OGIC: And it was dead, dead, dead

If you're just tuning in, we've been talking about James on film today (cue the Duran Duran, somebody). Terry's words on behalf of The Heiress this morning (scroll down just a bit) have triggered a small flood of emailed harumphs. Casey Abell writes to steer me toward it and away from The Innocents, which he says "yanks the interpretation toward the governess-is-nuts viewpoint by showing her looking at a picture of Quint before her exact description to Mrs. Grose. This spoils the key ambiguity about whether the ghosts exist outside her active imagination."

Cinetrix also stamps The Heiress with her approval, citing only one caveat: "Montgomery Clift is as dreamy and sleazy/weak-willed as you want, and de Havilland is heartbreaking as Catherine. But Aunt Penniman--oh dear....The movie completely defangs her. She's rendered dithery rather than menacing the way she is in the novel, where her manner of speaking and thinking infects everyone's language."

Casey goes on to ask why all the animus from my corner toward the Wings of the Dove film. It's a good question. A very, very good question. Could it be that I have always felt unreasonably possessive of this novel and jealous of others' appropriations? Am I simply that petty? Yeah, that's part of it. I've been searching my memory, and the only specific criticism I can remember having is of how explicitly and unimaginatively the film represents the bargain struck between Kate Croy and Merton Densher. By showing their liaison in all its immediacy, director Iain Softley theoretically can let the viewer better understand and sympathize with Densher's desire and his choice.
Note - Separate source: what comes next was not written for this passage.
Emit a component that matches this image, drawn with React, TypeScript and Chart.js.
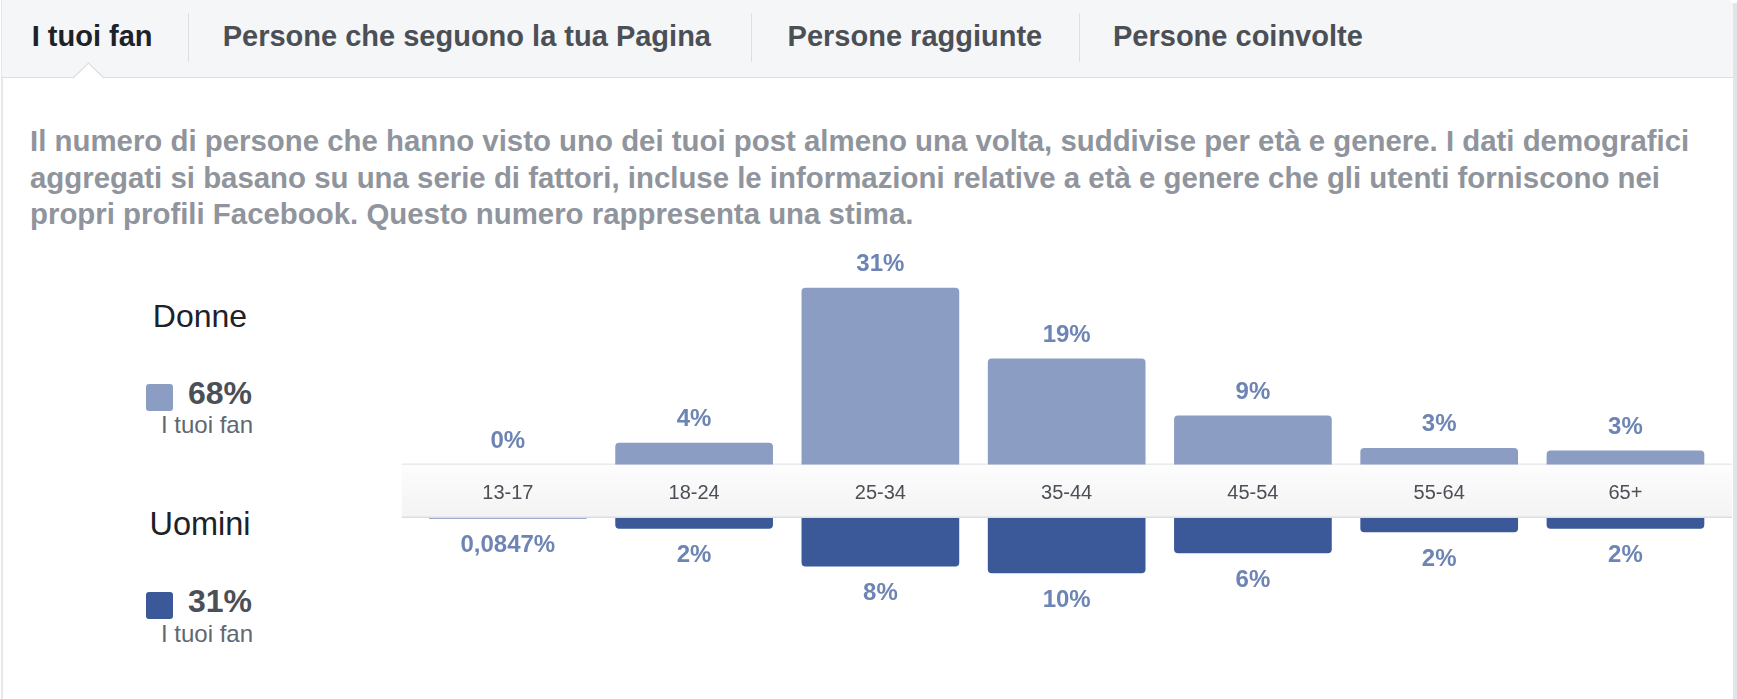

But if the sex scene comes off as just another ho-hum sex scene, despite the transparent and shameless employment of Helena Bonham Carter's naked rear end, as I recall, in the manner of a flashing neon sign advertising "HOT sex"--well, you risk making Densher seem like just some pathetic bounder, altogether unworthy of Milly, and tipping the delicate balance of imperatives that gives James's moral drama its life. And this is what happens. Densher sacrifices Milly for the promise of a night with Kate, that night turns out to consist of bland movie sex, and the whole story becomes hard to take seriously, the dénouement easy to misunderstand. It wasn't just the censors that held James back from depicting the sex in his novel; it was solid professional know-how.

Still, I admit, this is slender evidence on which to hang the whole movie. In the end, I think that the parts of the novel I'm in love with are close to off-limits to Softley or any other filmmaker. Mainly I'm thinking of the big recognition scene, when Milly is snapped out of her dream of being a figure in a Watteau canvas, like the airy people around her in the Matcham gallery, and shown incontestably that she is as different from them as possible--a Bronzino, and doomed. To be honest, I can't even remember whether the movie showed the portrait. But I know it didn't make as big a deal of the scene as I thought it should have.

After thinking this through, I'm deciding that the problem is mine, a symptom of over-attachment. Just as sometimes you can't get there from here, they can't make a movie of this novel that I will like.